### GOAL
From the first line of the data below through the line bearing "(0,0) rectangle (626,587);", reproduce each line exactly; do not include pictures.

### COLLECTED DATA
┄┄┄┄┄┄┄┄┄┄┄┄┄┄┄┄┄┄┄┄

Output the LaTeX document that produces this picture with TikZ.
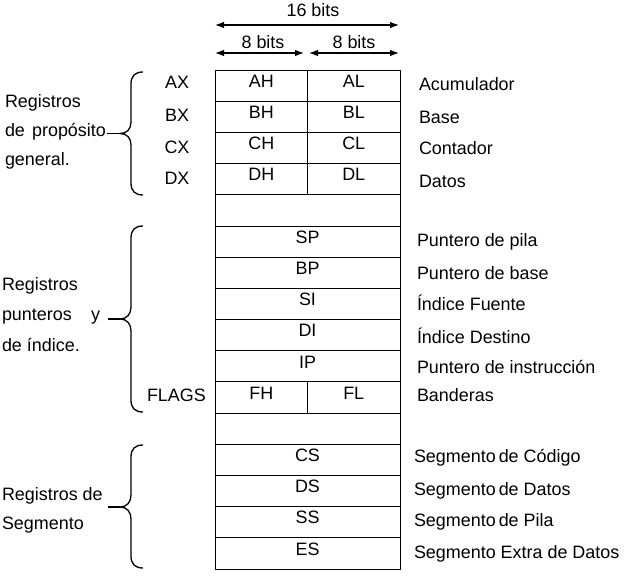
\documentclass[tikz,border=0pt]{standalone}
\usepackage{fontspec}
\setmainfont{Liberation Sans}
\usetikzlibrary{arrows.meta}
\begin{document}
\begin{tikzpicture}[x=1bp,y=-1bp,
  every node/.style={font=\fontsize{18}{21}\selectfont, inner sep=0pt, outer sep=0pt},
  cell/.style={draw, line width=0.9bp, minimum height=31.19bp, anchor=north west},
  full/.style={cell, minimum width=185bp},
  half/.style={cell, minimum width=92.5bp},
  txt/.style={anchor=base},
  lbl/.style={anchor=base west},
  arr/.style={{Latex[length=9bp,width=6.5bp]}-{Latex[length=9bp,width=6.5bp]}, line width=1.1bp},
  brace/.style={line width=1.3bp}]
\useasboundingbox (0,0) rectangle (626,587);

% ---- table cells ----
\node[half] (ah) at (215,70) {};       \node[half] (al) at (307.5,70) {};
\node[half] (bh) at (215,101.19) {};   \node[half] (bl) at (307.5,101.19) {};
\node[half] (ch) at (215,132.38) {};   \node[half] (cl) at (307.5,132.38) {};
\node[half] (dh) at (215,163.57) {};   \node[half] (dl) at (307.5,163.57) {};
\node[full] (e1) at (215,194.76) {};
\node[full] (sp) at (215,225.95) {};
\node[full] (bp) at (215,257.14) {};
\node[full] (si) at (215,288.33) {};
\node[full] (di) at (215,319.52) {};
\node[full] (ip) at (215,350.71) {};
\node[half] (fh) at (215,381.9) {};    \node[half] (fl) at (307.5,381.9) {};
\node[full] (e2) at (215,413.09) {};
\node[full] (cs) at (215,444.28) {};
\node[full] (ds) at (215,475.47) {};
\node[full] (ss) at (215,506.66) {};
\node[full] (es) at (215,537.85) {};

% ---- cell texts ----
\foreach \n/\t in {ah/AH,al/AL,bh/BH,bl/BL,ch/CH,cl/CL,dh/DH,dl/DL,sp/SP,bp/BP,si/SI,di/DI,ip/IP,fh/FH,fl/FL,cs/CS,ds/DS,ss/SS,es/ES}
  \node[txt] at ([yshift=-17.3bp]\n.north) {\t};

% ---- width arrows ----
\coordinate (a16l) at (215,25); \coordinate (a16r) at (399,25);
\draw[arr] (a16l) -- (a16r);
\node[txt] (t16) at (313,16.7) {16 bits};
\coordinate (a8al) at (215,53); \coordinate (a8ar) at (304,53);
\coordinate (a8bl) at (309,53); \coordinate (a8br) at (399,53);
\draw[arr] (a8al) -- (a8ar);
\draw[arr] (a8bl) -- (a8br);
\node[txt] (t8a) at (263,48.3) {8 bits};
\node[txt] (t8b) at (354,48.3) {8 bits};

% ---- left register names ----
\node[txt] (ax) at (177,88.3) {AX};
\node[txt] (bx) at (177,121.7) {BX};
\node[txt] (cx) at (177,153.3) {CX};
\node[txt] (dx) at (177,185) {DX};
\node[lbl] (flags) at (147,401.7) {FLAGS};

% ---- right descriptions ----
\node[lbl] (d1) at (419,90.7) {Acumulador};
\node[lbl] (d2) at (419,123.3) {Base};
\node[lbl] (d3) at (419,154.3) {Contador};
\node[lbl] (d4) at (419,187.7) {Datos};
\node[lbl] (d5) at (417,246.7) {Puntero de pila};
\node[lbl] (d6) at (417,279) {Puntero de base};
\node[lbl] (d7) at (417,310) {Índice Fuente};
\node[lbl] (d8) at (417,343.3) {Índice Destino};
\node[lbl] (d9) at (417,373.3) {Puntero de instrucción};
\node[lbl] (d10) at (417,401.7) {Banderas};
\node[lbl] (d11) at (414,462.3) {Segmento\hspace{0.17em}de Código};
\node[lbl] (d12) at (414,495.7) {Segmento\hspace{0.17em}de Datos};
\node[lbl] (d13) at (414,526.7) {Segmento\hspace{0.17em}de Pila};
\node[lbl] (d14) at (414,558.3) {Segmento Extra de Datos};

% ---- left group labels ----
\node[lbl] (g1a) at (5,107.7) {Registros};
\node[lbl] (g1b) at (5,137) {de\hspace{0.4em}propósito};
\node[lbl] (g1c) at (5,166) {general.};
\node[lbl] (g2a) at (2,290.7) {Registros};
\node[lbl] (g2b) at (2,320.5) {punteros};
\node[lbl] (g2y) at (91,320.5) {y};
\node[lbl] (g2c) at (2,351.7) {de índice.};
\node[lbl] (g3a) at (2,500) {Registros de};
\node[lbl] (g3b) at (2,529) {Segmento};

% ---- braces ----
\draw[brace] (143,72) .. controls (135,72) and (131,76) .. (131,84) -- (131,122)
  .. controls (131,129) and (127,133.5) .. (120,133.5)
  .. controls (127,133.5) and (131,138) .. (131,145) -- (131,183)
  .. controls (131,191) and (135,195) .. (143,195);
\draw[brace] (120,133.5) -- (107,133.5);

\draw[brace] (143,226) .. controls (135,226) and (131,230) .. (131,238) -- (131,307)
  .. controls (131,314) and (127,319) .. (120,319)
  .. controls (127,319) and (131,324) .. (131,331) -- (131,400)
  .. controls (131,408) and (135,412) .. (143,412);
\draw[brace] (120,319) -- (108,319);

\draw[brace] (143,445) .. controls (135,445) and (131,449) .. (131,457) -- (131,495)
  .. controls (131,502) and (127,507) .. (120,507)
  .. controls (127,507) and (131,512) .. (131,519) -- (131,556)
  .. controls (131,564) and (135,568) .. (143,568);
\draw[brace] (120,507) -- (108,507);
\end{tikzpicture}
\end{document}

┄┄┄┄┄┄┄┄┄┄┄┄┄┄┄┄┄┄┄┄

### COMPLETE RESPONSE
Output the LaTeX document that produces this picture with TikZ.
\documentclass[tikz,border=0pt]{standalone}
\usepackage{fontspec}
\setmainfont{Liberation Sans}
\usetikzlibrary{arrows.meta}
\begin{document}
\begin{tikzpicture}[x=1bp,y=-1bp,
  every node/.style={font=\fontsize{18}{21}\selectfont, inner sep=0pt, outer sep=0pt},
  cell/.style={draw, line width=0.9bp, minimum height=31.19bp, anchor=north west},
  full/.style={cell, minimum width=185bp},
  half/.style={cell, minimum width=92.5bp},
  txt/.style={anchor=base},
  lbl/.style={anchor=base west},
  arr/.style={{Latex[length=9bp,width=6.5bp]}-{Latex[length=9bp,width=6.5bp]}, line width=1.1bp},
  brace/.style={line width=1.3bp}]
\useasboundingbox (0,0) rectangle (626,587);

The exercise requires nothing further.